Beginning from the analog input,
input filtering,
ADC or better say microcontroller GND current causes GND bounce
The software with filtering may improve fluctuation
Use a stable reference voltage instada of unreliable VCC
...

Klaus

 

[Okada]

The original .hex file and my .hex file are both being tested on the same hardware.

Edit:

I had not seen the video of hardware working with my .hex file. Here is the video of hardware working with my .hex file. It is actually not flickering. It is actually LSB of adc value fluctuating. I think I need Kalman filter. What do you people say ?

I was watching this thread.

https://www.edaboard.com/threads/355886/

In post #6 of that thread Easyrider83 mentions

KalmanStruct.Previous = Value; // initial value to force it start closer to result

What is the value of Value ?

 

[betwixt]

Just confirm - your video shows brightness flicker and also one of the digits changing, which is it you are asking about?

It is normal for the least significant digit to change +/- 1, anything more than that indicates noise on the voltage you are measuring or on the analog reference voltage.
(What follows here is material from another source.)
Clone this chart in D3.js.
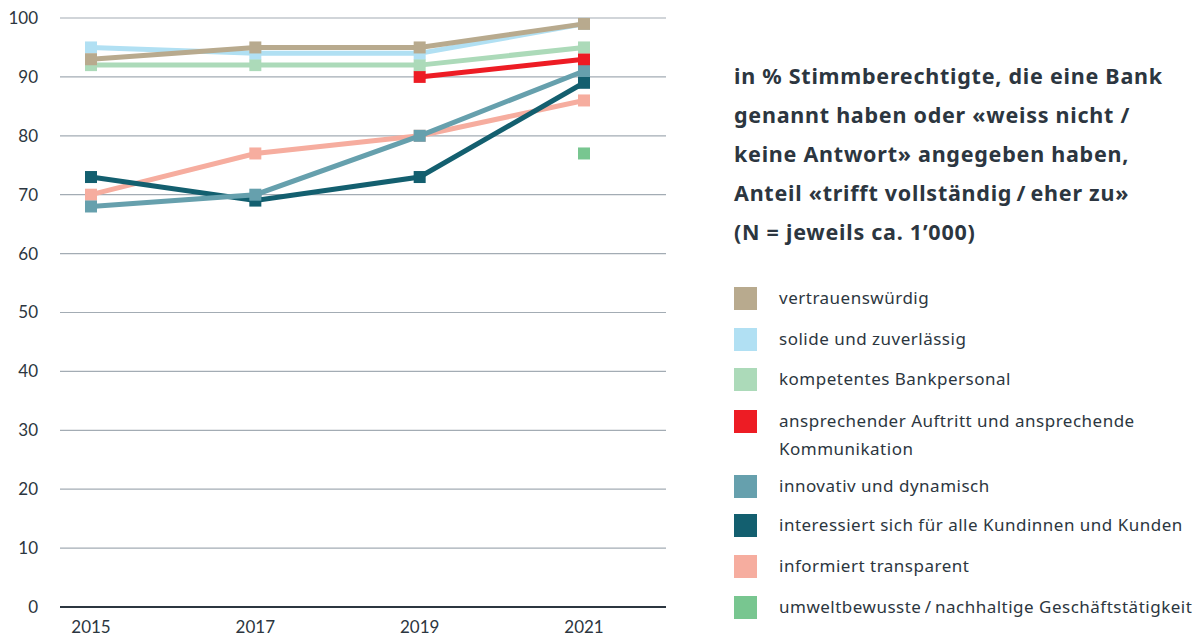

With poor supply regulation or poor grounding, it is quite possible for the number of segments lit up to influence the ADC reference.

Brian.

 

[Okada]

Digits changing I am referring. You can see the video in the two links in first post. In that the LSB doesn't fluctuate. It is original .hex file. The video in which LSB fluctuates is my .hex file.

 

[KlausST]

Hi,

As Brian says. Fluctuation of one LSB is quite normal and no decrease of quality.

If you want to avoid this, you need to add some hysteresis function.
This may look more "nice", but indeed it adds some error. It s no improvement in accuracy or precision.

Klaus

 

[Okada]

How to add hysteresis ? By taking average of several values ? I am taking now 256 readings and then average. 50us is the delay between each reading. It will be tested tomorrow by my client on hardware.

 

[betwixt]

No matter how many samples you average there will always be a border condition. Ask yourself which is more accurate, when the actual value should be 99.9999, is it nearer to show 99 or 100? At what threshold should the 99 become 100? Think carefully before answering!

Hysteresis implies you store and re-use the same value unless the measurement changes more than a certain amount. It ensures the digits stay the same until the change is significant enough to warrant updating them.

Brian.

 

[Okada]

I have actually implemented that that is only when previous_adc_value is not equal to adc_value then only value is updated on display.

 

[Okada]

Taking averages of 256 adc readings worked. Here is my .hex file working video.

**broken link removed**

After 4 hours the product has been completely reverse engineered.

 

[betwixt]

I have actually implemented that that is only when previous_adc_value is not equal to adc_value then only value is updated on display.

That makes no improvement to the 'flicker' as it will update whenever the numbers change anyway. It may help slightly by avoiding some software routines until they are needed.

Averaging also make no difference to the problem unless you are removing real noise from the measurment. If noise is present, the more accurate fix is to eliminate it before measuring it, not to make the value change less responsive.

Brian.

 

[Okada]

I am reading output of bridge rectifier after scaling it using adc. You can see in video of post #14 that LSB fluctuation is eliminated. The problem is solved. It doesn't matter to me if 220V is displayed as 219 or 221V. At present 220V read by multimeter is being displayed as 220V on PIC circuit.